Hydrochar from garden waste enhances drought tolerance in sunflower via soil-plant-gene interactions

Enhancing crop drought resilience is essential for sustainable agriculture in a changing climate. Among potential strategies, hydrochar (HC), a carbon-rich product of hydrothermal carbonization, represents a promising soil amendment. We hypothesized that HC enhances drought tolerance in Helianthus annuus L. through coordinated soil–plant–gene interactions that modulate water retention, plant hydraulics, and drought-responsive gene networks. Using a multiscale approach combining soil physicochemical analyses, plant physiology, and transcriptomics, we assessed the effects of garden waste-derived HC on H. annuus under well-watered and water-limited conditions. HC application improved soil water retention without altering key chemical parameters and enhanced plant hydraulics.
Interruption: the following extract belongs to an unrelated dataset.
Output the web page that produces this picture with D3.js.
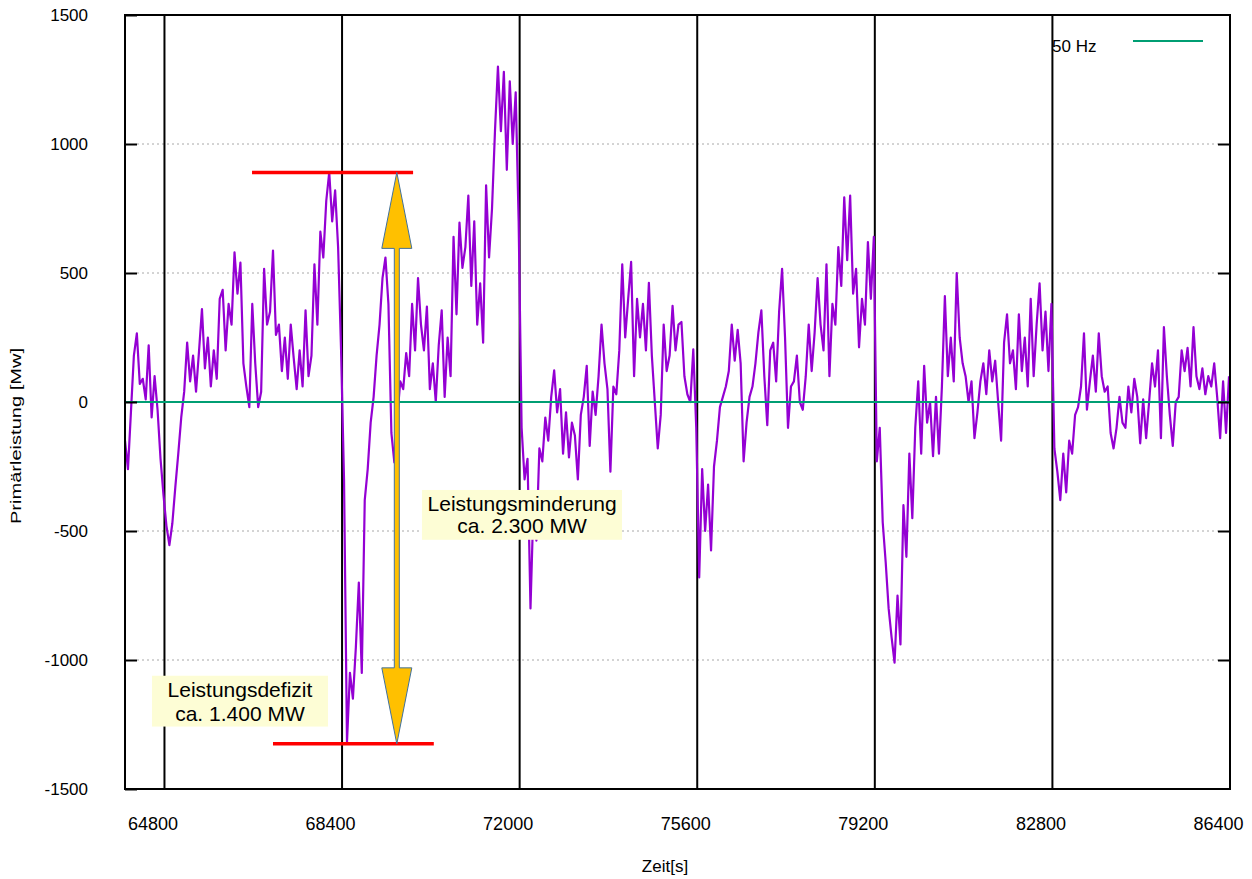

Across irrigation regimes, HC-treated plants showed greater biomass accumulation and photosynthetic capacity. During drought, HC mitigated stress by maintaining leaf water potential and membrane integrity, and by promoting a more negative turgor loss point via osmotic adjustment and increased cell wall stiffness. Transcriptomic analysis revealed that HC modulated drought-responsive genes, including transcription factors (e.g., WRKY51, bZIP11) and genes involved in osmotic regulation, antioxidant defense, and hormonal signaling. The distinct molecular signature in HC-treated plants under drought suggests a priming effect that sustains physiological function under stress. This study provides novel evidence linking HC-induced soil enhancement to molecular drought responses in crops, highlighting HC’s potential as a circular input for improving adaptation and productivity in climate-resilient agroecosystems.